Mary Meeter, Linguistics
Mary Meeter is a computational linguist studying speech recognition and natural language processing with a broad background in interactive dialog systems, analytics in healthcare and call centers, and core speech recognition performance.
Benjamin Shiller, Economics
This research focuses the economic impact of digitization, specifically the impact on optimal pricing, supplier coordination, and resale.
Visit Benjamin Shiller's website for more information on this and other research.
Amber Spry, Politics and African and African American Studies
Amber Spry is an Assistant Professor in the Department of Politics and the Department of African and Afro American Studies. Her research and teaching address the dynamics of political attitudes and behaviors in United States politics. Specifically, Amber is interested in political behavior, identity, race and ethnic politics, political psychology, and survey design methods.
Michael Strand, Sociology
Michael Strand is a sociologist whose research and teaching interests are broadly concerned with social theory, culture and morality. His current research examines social justice as a historical entity rather than a philosophical, moral or legal ideal.

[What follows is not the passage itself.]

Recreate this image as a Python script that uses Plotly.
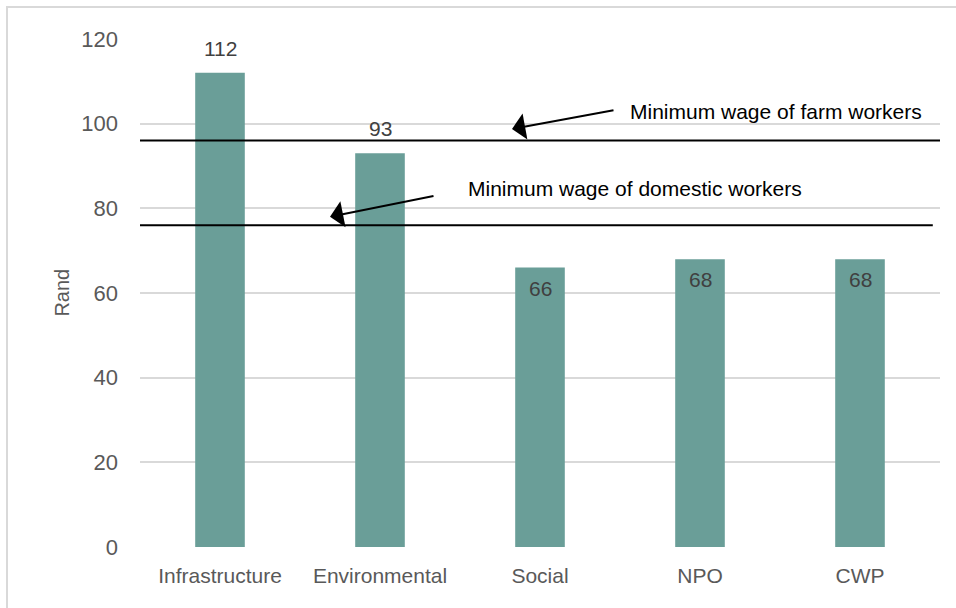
import plotly.graph_objects as go

# Daily wage by programme type (Rand)
categories = ["Infrastructure", "Environmental", "Social", "NPO", "CWP"]
wages = [112, 93, 66, 68, 68]

# Reference minimum wages (Rand per day)
farm_min_wage = 96
domestic_min_wage = 76

bar_color = "#6a9e98"
grid_color = "#d9d9d9"
label_color = "#595959"
value_color = "#404040"
font_family = "Liberation Sans, Arial, sans-serif"

fig = go.Figure()
fig.add_trace(go.Bar(
    x=categories,
    y=wages,
    marker=dict(color=bar_color, line=dict(width=0)),
    width=0.31,
    hoverinfo="x+y",
))

# Value labels: above the bar when it clears the reference lines, inside the top otherwise
annotations = []
for cat, val in zip(categories, wages):
    outside = val > 90
    annotations.append(dict(
        x=cat, y=val, xref="x", yref="y",
        text=str(val), showarrow=False,
        yanchor="bottom" if outside else "top",
        yshift=11 if outside else -7,
        font=dict(family=font_family, size=21, color=value_color),
    ))

# Arrows pointing at the minimum wage lines
annotations += [
    dict(x=0.465, y=0.823, xref="paper", yref="paper", text="",
         showarrow=True, arrowhead=1, arrowsize=2.2, arrowwidth=2,
         arrowcolor="black", ax=103, ay=-19, axref="pixel", ayref="pixel"),
    dict(x=0.2375, y=0.65, xref="paper", yref="paper", text="",
         showarrow=True, arrowhead=1, arrowsize=2.2, arrowwidth=2,
         arrowcolor="black", ax=105, ay=-21, axref="pixel", ayref="pixel"),
    dict(x=0.61, y=0.858, xref="paper", yref="paper", xanchor="left", yanchor="middle",
         text="Minimum wage of farm workers", showarrow=False,
         font=dict(family=font_family, size=21, color="black")),
    dict(x=0.4075, y=0.705, xref="paper", yref="paper", xanchor="left", yanchor="middle",
         text="Minimum wage of domestic workers", showarrow=False,
         font=dict(family=font_family, size=21, color="black")),
    dict(x=-0.098, y=0.5, xref="paper", yref="paper", text="Rand", textangle=-90,
         showarrow=False, xanchor="center", yanchor="middle",
         font=dict(family=font_family, size=20, color=label_color)),
]

shapes = [
    # Minimum wage reference lines
    dict(type="line", xref="paper", yref="y", x0=0, x1=1,
         y0=farm_min_wage, y1=farm_min_wage, line=dict(color="black", width=2)),
    dict(type="line", xref="paper", yref="y", x0=0, x1=0.991,
         y0=domestic_min_wage, y1=domestic_min_wage, line=dict(color="black", width=2)),
    # Chart frame
    dict(type="rect", xref="paper", yref="paper", x0=-0.16625, x1=1.03,
         y0=-0.13, y1=1.063, line=dict(color=grid_color, width=2), layer="below"),
]

fig.update_layout(
    width=956, height=608,
    margin=dict(l=140, r=16, t=39, b=61),
    paper_bgcolor="white", plot_bgcolor="white",
    showlegend=False,
    font=dict(family=font_family, size=20, color=label_color),
    annotations=annotations,
    shapes=shapes,
    bargap=0.69,
)
fig.update_xaxes(
    showgrid=False, showline=False, zeroline=False, ticks="",
    tickfont=dict(family=font_family, size=21, color=label_color),
    ticklabelstandoff=14,
)
fig.update_yaxes(
    range=[0, 120], dtick=20, showgrid=True, gridcolor=grid_color, gridwidth=2,
    zeroline=True, zerolinecolor="white", zerolinewidth=2,
    showline=False, ticks="",
    tickfont=dict(family=font_family, size=22, color=label_color),
    ticklabelstandoff=21,
)

fig.write_html("out.html")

Alejandro Trelles, Politics
The public mapping project Mexico (PMP-Mexico) seeks to create a public space where anyone can participate freely in the redistricting process at the federal and local level. Through a digital platform that can be hosted by the electoral authority, a nongovernmental organization, or academic institutions, citizens can have access to the information related to the redistricting process (standards, stages, concepts, indicators), they can draw their own districts, evaluate the current scenarios, compare proposed plans offered by different actors (electoral bureaucrats, courts, parties or other citizens), and make their suggestions to the electoral authority. The project looks to enrich the democratic life in Mexico by shrinking the gap between its citizens, its representatives, and the institutions in which they coexist.
See Alejandro Trelles' website for more information.
Gowri Vijayakumar, Sociology
Gowri Vijayakumar is a sociologist specializing in the sociology of gender & sexuality, development, labor, and transnational social movements. She is currently working on a book manuscript which traces the transnational circulation of HIV/AIDS programs and the struggles among activists, donors, and state officials that made up India’s HIV/AIDS response.